After I managed to pull myself from the oblivion I call junior year second semester, I was determined to make up for lost time. There were lots of beginnings for the next three months. Tall beginnings, short beginnings, long beginnings, round beginnings, nameless beginnings…but that was all they were, beginnings. Beginnings without any middle or end are empty and simple. You could fill your whole life with them because there is no danger of bleeding out.

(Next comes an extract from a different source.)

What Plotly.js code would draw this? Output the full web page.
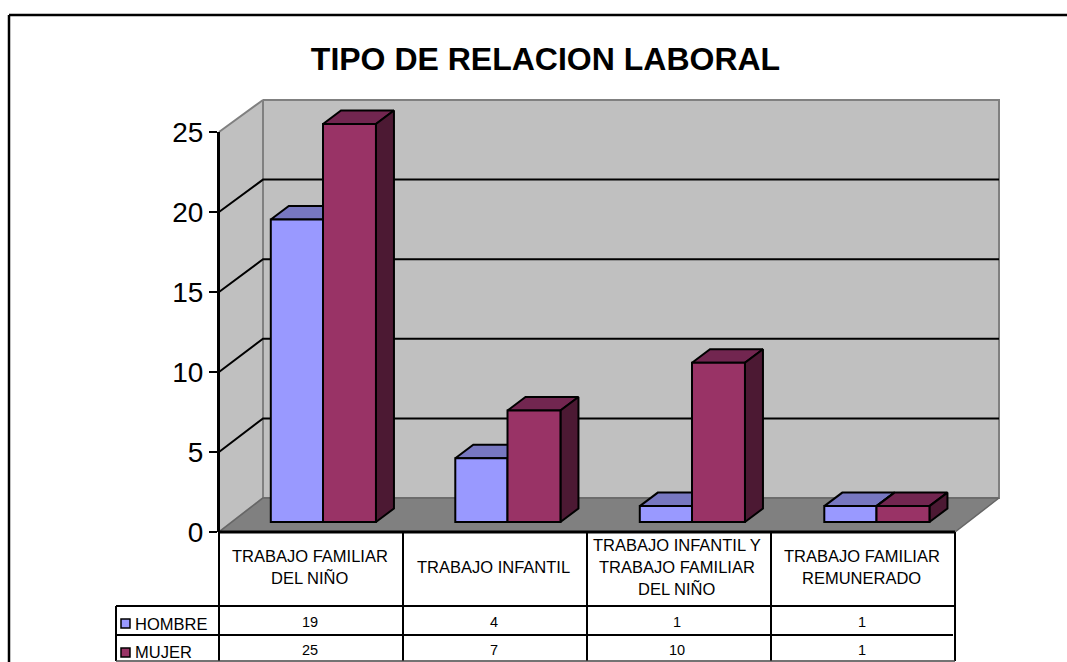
<!DOCTYPE html>
<html><head><meta charset="utf-8">
<script src="https://cdn.plot.ly/plotly-3.0.1.min.js"></script>
<style>html,body{margin:0;padding:0;background:#fff}#c{width:1067px;height:662px}</style>
</head><body><div id="c"></div>
<script>
const categories = ["TRABAJO FAMILIAR<br>DEL NIÑO","TRABAJO INFANTIL","TRABAJO INFANTIL Y<br>TRABAJO FAMILIAR<br>DEL NIÑO","TRABAJO FAMILIAR<br>REMUNERADO"];
const seriesNames = ["HOMBRE","MUJER"];
const hombre = [19,4,1,1];
const mujer = [25,7,10,1];
const yTicks = [0,5,10,15,20,25];

const W=1067,H=662;
const x0px=323, xUnit=184.5, y0px=522, yUnit=15.92;
const ax=p=>(p-x0px)/xUnit, ay=p=>(y0px-p)/yUnit;
const barH=0.283, barM=0.287, depthX=18/xUnit, depthY=13.5/yUnit;
const colors={front:["#9999FF","#993366"],top:["#7777C0","#722650"],side:["#4C4C80","#4C1933"]};
const px=p=>p/W, py=p=>1-p/H;
const FONT="Liberation Sans, Arial, sans-serif";

const poly=(pts,fill,line,lw)=>({type:"scatter",mode:"lines",xaxis:"x",yaxis:"y",hoverinfo:"skip",showlegend:false,
  x:[...pts.map(p=>ax(p[0])),ax(pts[0][0])],y:[...pts.map(p=>ay(p[1])),ay(pts[0][1])],
  fill:fill?"toself":"none",fillcolor:fill||undefined,line:{color:line,width:lw}});

const traces=[];
// walls and floor
traces.push(poly([[263,100],[999,100],[999,498],[263,498]],"#C0C0C0","#808080",2));
traces.push(poly([[219,132],[263,100],[263,498],[219,532]],"#C0C0C0","#808080",2));
traces.push(poly([[219,532],[263,498],[999,498],[955,532]],"#808080","#666666",1.5));
// gridlines on the walls
yTicks.filter(v=>v>0&&v<25).forEach(v=>{
  const b=498-v*15.92,f=532-v*16;
  traces.push({type:"scatter",mode:"lines",xaxis:"x",yaxis:"y",hoverinfo:"skip",showlegend:false,
    x:[ax(219),ax(263),ax(999)],y:[ay(f),ay(b),ay(b)],line:{color:"#000",width:2}});
});
// top and side faces of the bars, computed from the values
function faces(vals,s,l,r){
  vals.forEach((v,i)=>{
    const a=i+l,b=i+r;
    const face=(xs,ys,c)=>traces.push({type:"scatter",mode:"lines",xaxis:"x",yaxis:"y",hoverinfo:"skip",showlegend:false,
      x:xs,y:ys,fill:"toself",fillcolor:c,line:{color:"#000",width:2}});
    face([a,b,b+depthX,a+depthX,a],[v,v,v+depthY,v+depthY,v],colors.top[s]);
    face([b,b+depthX,b+depthX,b,b],[0,depthY,v+depthY,v,0],colors.side[s]);
  });
}
faces(hombre,0,-barH,0);
faces(mujer,1,0,barM);
// front faces of the bars
const xs=[0,1,2,3];
traces.push({type:"bar",name:seriesNames[0],x:xs,y:hombre,width:barH,offset:-barH,xaxis:"x2",yaxis:"y2",
  marker:{color:colors.front[0],line:{color:"#000",width:2}},showlegend:false});
traces.push({type:"bar",name:seriesNames[1],x:xs,y:mujer,width:barM,offset:0,xaxis:"x2",yaxis:"y2",
  marker:{color:colors.front[1],line:{color:"#000",width:2}},showlegend:false});
// front value axis
traces.push({type:"scatter",mode:"lines",xaxis:"x3",yaxis:"y3",hoverinfo:"skip",showlegend:false,
  x:[0,0],y:[0,25],line:{color:"#000",width:2}});

const xRange=[ax(0),ax(W)], yRange=[ay(H),ay(0)];
const hidden=r=>({range:r,visible:false,fixedrange:true});
const shapes=[];
const ln=(x0,y0,x1,y1,w,c)=>shapes.push({type:"line",xref:"paper",yref:"paper",x0:px(x0),y0:py(y0),x1:px(x1),y1:py(y1),line:{color:c||"#000",width:w||2}});
// outer frame
ln(9,15,W,15,2.5); ln(9,15,9,H,2.5);
// data table
[219,403,587,771,955].forEach(x=>ln(x,532,x,661,2));
ln(116,606,219,606,2); ln(116,606,116,661,2);
ln(219,532,955,532,3);
ln(219,606,955,606,2);
ln(116,635,953,635,2);
ln(116,661,955,661,1.5,"#444");

const annotations=[];
const txt=(x,y,t,size,anchor)=>annotations.push({xref:"paper",yref:"paper",x:px(x),y:py(y),text:t,showarrow:false,
  xanchor:anchor||"center",yanchor:"middle",align:"center",font:{family:FONT,size:size,color:"#000"}});
const centers=[309.5,493.5,676.5,861.5];
categories.forEach((c,i)=>{
  const lines=c.split("<br>");
  lines.forEach((l,j)=>txt(centers[i],566.5+(j-(lines.length-1)/2)*22,l,16.5));
  txt(centers[i]+0.5,622,String(hombre[i]),14.5);
  txt(centers[i]+0.5,650,String(mujer[i]),14.5);
});
txt(133,624,seriesNames[0],16.5,"left");
txt(133,652,seriesNames[1],16.5,"left");
// legend keys
[[619,0],[648,1]].forEach(([y,s])=>shapes.push({type:"rect",xref:"paper",yref:"paper",x0:px(121),x1:px(130),y0:py(y),y1:py(y+9),fillcolor:colors.front[s],line:{color:"#000",width:1.5}}));

const layout={width:W,height:H,margin:{l:0,r:0,t:0,b:0,pad:0},paper_bgcolor:"#fff",plot_bgcolor:"rgba(0,0,0,0)",showlegend:false,
  barmode:"overlay",
  title:{text:"<b>TIPO DE RELACION LABORAL</b>",font:{family:FONT,size:32,color:"#000"},x:545.5/W,xanchor:"center",y:1-59/H,yanchor:"middle"},
  xaxis:{...hidden(xRange),domain:[0,1]},
  yaxis:{...hidden(yRange),domain:[0,1]},
  xaxis2:{...hidden(xRange),overlaying:"x"},
  yaxis2:{...hidden(yRange),overlaying:"y"},
  xaxis3:{range:[0,1],visible:false,domain:[px(219),px(955)],anchor:"y3",fixedrange:true},
  yaxis3:{range:[0,25],domain:[py(532),py(132)],anchor:"x3",side:"left",tickmode:"array",tickvals:yTicks,ticks:"outside",ticklen:8,tickwidth:2,tickcolor:"#000",
    showline:true,linecolor:"#000",linewidth:2,showgrid:false,zeroline:false,fixedrange:true,
    tickfont:{family:FONT,size:28,color:"#000"}},
  shapes,annotations};
Plotly.newPlot("c",traces,layout,{displayModeBar:false,staticPlot:true});
</script></body></html>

Beginnings without risk is what I needed that summer, but eventually, they weren’t enough. Texas was slowly getting smaller and I started to love beginnings that had a little danger to them. And for a long time those are the beginnings I craved. The first few times you really start getting to know a person, no expectations, no preconceived ideas, just the butterflies and rush of blood to the head. That would be all I wanted though, and once the feelings faded and it was time to get real, I’d get going.

Until 4 months ago.

Four months ago I was stubbornly single and grasping my independence with an iron fist. I did what I wanted when I wanted and the idea of commitment made me want to drink myself stupid. This code of honor is what held me back from what potentially could have been the love affair I wished Mr. Wrong could have been. The missing link that brought me from blindly, but determinedly running from any hint of the “c” word (commitment…get your mind out of the gutter), to breaking down the barbwire fence around my heart. Hunny Bunny (“HB” for short) was infatuated with me and wanted nothing more than to lay the world in my lap. He cared for me so intensely, so sincerely, that it was too much for my shrunken view of what I deserved, or even what I wanted.

It is a long story to be saved for another day, but HB is the reason I am searching for a new beginning. One worth the risk and full of adventure. The reason I want to get past the hollow beginnings I have made my trademark and find the middles full of intimacy and comfortability that only come with time and persistence.

Beginnings are necessary, but we can’t be scared of the endings, because what if, one day, there is a story without one?